Encapsulation Type Lockout for IWF PPPoE Sessions Overview

Consider a sample configuration scenario in which subscriber access loops are connected using ATM links to a digital subscriber line access multiplexer (DSLAM) device. Figure 1 shows a topology in which one DSLAM is connected one PPPoE access concentrator. The ATM traffic is forwarded using an Ethernet circuit from the DSLAM device to the PPPoE access concentrator. The PPPoE over ATM or PPP over ATM (PPPoA) traffic is converted to PPPoE by the DSLAM device, which is connected to an ATM access loop on one side and an Ethernet aggregate network on the other side.

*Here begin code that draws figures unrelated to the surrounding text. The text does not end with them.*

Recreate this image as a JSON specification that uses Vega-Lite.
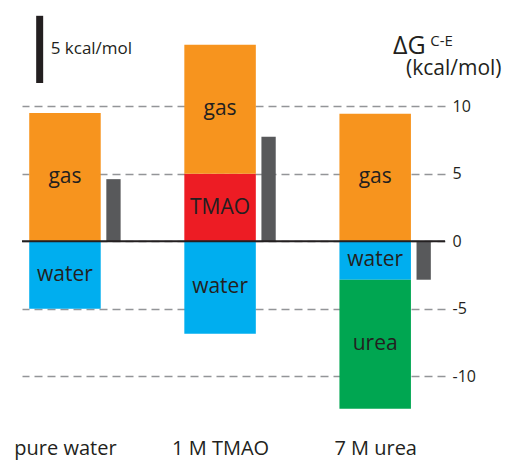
{
  "$schema": "https://vega.github.io/schema/vega-lite/v6.json",
  "width": 423,
  "height": 418.5,
  "autosize": {"type": "none"},
  "padding": {"left": 22, "top": 5, "right": 60, "bottom": 38},
  "background": "white",
  "config": {"view": {"stroke": null}, "font": "Open Sans"},
  "datasets": {
    "parts": [
      {"cond": "pure water", "comp": "gas", "lo": 0, "hi": 9.5},
      {"cond": "pure water", "comp": "water", "lo": -5.0, "hi": 0},
      {"cond": "1 M TMAO", "comp": "TMAO", "lo": 0, "hi": 5.0},
      {"cond": "1 M TMAO", "comp": "gas", "lo": 5.0, "hi": 14.55},
      {"cond": "1 M TMAO", "comp": "water", "lo": -6.85, "hi": 0},
      {"cond": "7 M urea", "comp": "gas", "lo": 0, "hi": 9.45},
      {"cond": "7 M urea", "comp": "water", "lo": -2.85, "hi": 0},
      {"cond": "7 M urea", "comp": "urea", "lo": -12.4, "hi": -2.85}
    ],
    "net": [
      {"cond": "pure water", "net": 4.6},
      {"cond": "1 M TMAO", "net": 7.75},
      {"cond": "7 M urea", "net": -2.85}
    ]
  },
  "layer": [
    {
      "data": {"name": "parts"},
      "mark": {"type": "bar", "width": 71.5},
      "encoding": {
        "x": {
          "field": "cond", "type": "nominal",
          "scale": {"type": "point", "domain": ["pure water", "1 M TMAO", "7 M urea"], "padding": 0.3636, "align": 0.381},
          "axis": {"title": null, "orient": "bottom", "ticks": false, "domain": false, "labelFont": "Open Sans", "labelFontSize": 20, "labelColor": "#231F20", "labelPadding": 31, "labelBaseline": "alphabetic", "labelAngle": 0}
        },
        "y": {
          "field": "lo", "type": "quantitative",
          "scale": {"domain": [-13.5, 17.5], "nice": false, "zero": false},
          "axis": {"title": null, "orient": "right", "values": [-10, -5, 0, 5, 10], "labelExpr": "'' + datum.value", "grid": true, "gridDash": [8, 5], "gridColor": "#939598", "gridWidth": 1.3, "ticks": false, "domain": false, "labelFont": "Open Sans", "labelFontSize": 16, "labelColor": "#231F20", "labelPadding": 7}
        },
        "y2": {"field": "hi"},
        "color": {
          "field": "comp", "type": "nominal",
          "scale": {"domain": ["gas", "TMAO", "water", "urea"], "range": ["#F7941E", "#ED1C24", "#00AEEF", "#00A651"]},
          "legend": null
        }
      }
    },
    {
      "data": {"name": "net"},
      "mark": {"type": "bar", "width": 14.3, "xOffset": 48.5, "color": "#58595B"},
      "encoding": {
        "x": {"field": "cond", "type": "nominal"},
        "y": {"field": "net", "type": "quantitative"},
        "y2": {"datum": 0}
      }
    },
    {
      "data": {"values": [{}]},
      "mark": {"type": "rule", "color": "#231F20", "strokeWidth": 2},
      "encoding": {"y": {"datum": 0}}
    },
    {
      "data": {"name": "parts"},
      "transform": [{"fold": ["lo", "hi"], "as": ["k", "v"]}],
      "mark": {"type": "text", "font": "Open Sans", "fontSize": 21, "color": "#231F20", "baseline": "middle", "align": "center"},
      "encoding": {
        "x": {"field": "cond", "type": "nominal"},
        "y": {"aggregate": "mean", "field": "v", "type": "quantitative"},
        "text": {"field": "comp"}
      }
    },
    {
      "data": {"values": [{}]},
      "mark": {"type": "bar", "width": 7, "xOffset": -25.3, "color": "#231F20"},
      "encoding": {
        "x": {"datum": "pure water"},
        "y": {"datum": 11.72},
        "y2": {"datum": 16.7}
      }
    },
    {
      "data": {"values": [{}]},
      "mark": {"type": "text", "text": "5 kcal/mol", "font": "Open Sans", "fontSize": 17, "color": "#231F20", "align": "left", "baseline": "alphabetic", "xOffset": -14.3},
      "encoding": {
        "x": {"datum": "pure water"},
        "y": {"datum": 13.87}
      }
    },
    {
      "data": {"values": [{}]},
      "mark": {"type": "text", "text": "ΔG", "font": "Open Sans", "fontSize": 25, "color": "#231F20", "align": "left", "baseline": "alphabetic", "xOffset": 17.8},
      "encoding": {
        "x": {"datum": "7 M urea"},
        "y": {"datum": 13.87}
      }
    },
    {
      "data": {"values": [{}]},
      "mark": {"type": "text", "text": "C-E", "font": "Open Sans", "fontSize": 15, "color": "#231F20", "align": "left", "baseline": "alphabetic", "xOffset": 55},
      "encoding": {
        "x": {"datum": "7 M urea"},
        "y": {"datum": 14.43}
      }
    },
    {
      "data": {"values": [{}]},
      "mark": {"type": "text", "text": "(kcal/mol)", "font": "Open Sans", "fontSize": 21, "color": "#231F20", "align": "left", "baseline": "alphabetic", "xOffset": 30.8},
      "encoding": {
        "x": {"datum": "7 M urea"},
        "y": {"datum": 12.33}
      }
    }
  ]
}
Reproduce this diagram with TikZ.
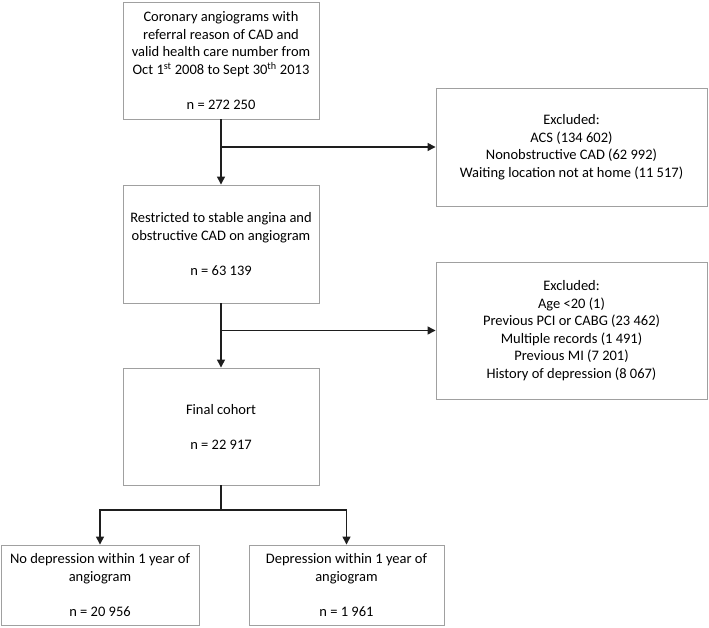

The interworking function (IWF) describes the set of mechanisms used to convert a PPPoE over ATM or PPPoA session to a PPPoE session.

Figure 1: Single DSLAM Connected to a PPPoE Access Concentrator

The conversion of PPP, PPPoE, Ethernet, ATM 1483, or ATM connections at the DSLAM access loop interface to PPP, PPPoE, or Ethernet connections at the DSLAM aggregate network interface signifies that the MAC addresses of all such IWF sessions are translated to be the MAC address of the DSLAM Ethernet interface connected to the aggregate network. Therefore, you cannot uniquely identify a subscriber using the media access control (MAC) address only. If the MAC address alone is used to identify a particular subscriber, a single erroneous IWF session can cause other IWF sessions to be locked out.

In this setup, if the PPPoE session contains the IWF-Session DSL Forum VSA (26-254) in the PPPoE active discovery request (PADR) packet that is sent from the PPPoE client, the Agent-Circuit-Id DSL Forum VSA (26-1) is used in addition to the MAC address to identify the PPPoE session to be locked out. This method enables backward compatibility with all non-IWF topologies. The Agent-Circuit-Id is of the format, DSLAM name Slot/Port VPI: VCI, which enables unique identification of the subscriber that has initiated the session. This feature of encapsulation type lockout based on the Agent-Circuit-Id, in addition to the MAC address retrieved from the client, is enabled by default only for IWF sessions.